The four justices unanimously agreed that summary judgment in favor of the defendant was proper in National Wine & Spirits, Inc., National Wine & Spirits Corporation, NWS, Inc., NWS Michigan, Inc., and NWS, LLC v. Ernst & Young, LLP 49S02-1203-CT-137.
That case was filed after an NWS employee committed fraud and theft that caused significant losses. NWS alleged negligence, breach of contract and unjust enrichment against Ernst & Young and demanded arbitration.
“Under the facts of this case, the issue underlying the deception claim is the veracity of the documents produced at arbitration, which was an issue necessarily decided by the arbitration panel,” Justice Steven David wrote for the court. “Accordingly, issue preclusion bars the company’s deception claim, and we affirm the trial court’s grant of summary judgment in favor of the accounting firm.”

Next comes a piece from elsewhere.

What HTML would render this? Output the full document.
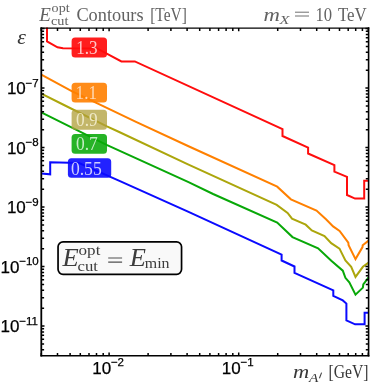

NWS was estopped from making the deception claim because it had already litigated and lost in arbitration proceedings, according to the ruling. “Although the arbitration agreement limited discovery to that which is expressly authorized by the panel, NWS never asked the panel for additional discovery,” David wrote.
“NWS cannot now complain it could not adequately prepare to litigate (a comparative fault) issue when given the opportunity to postpone the arbitration.”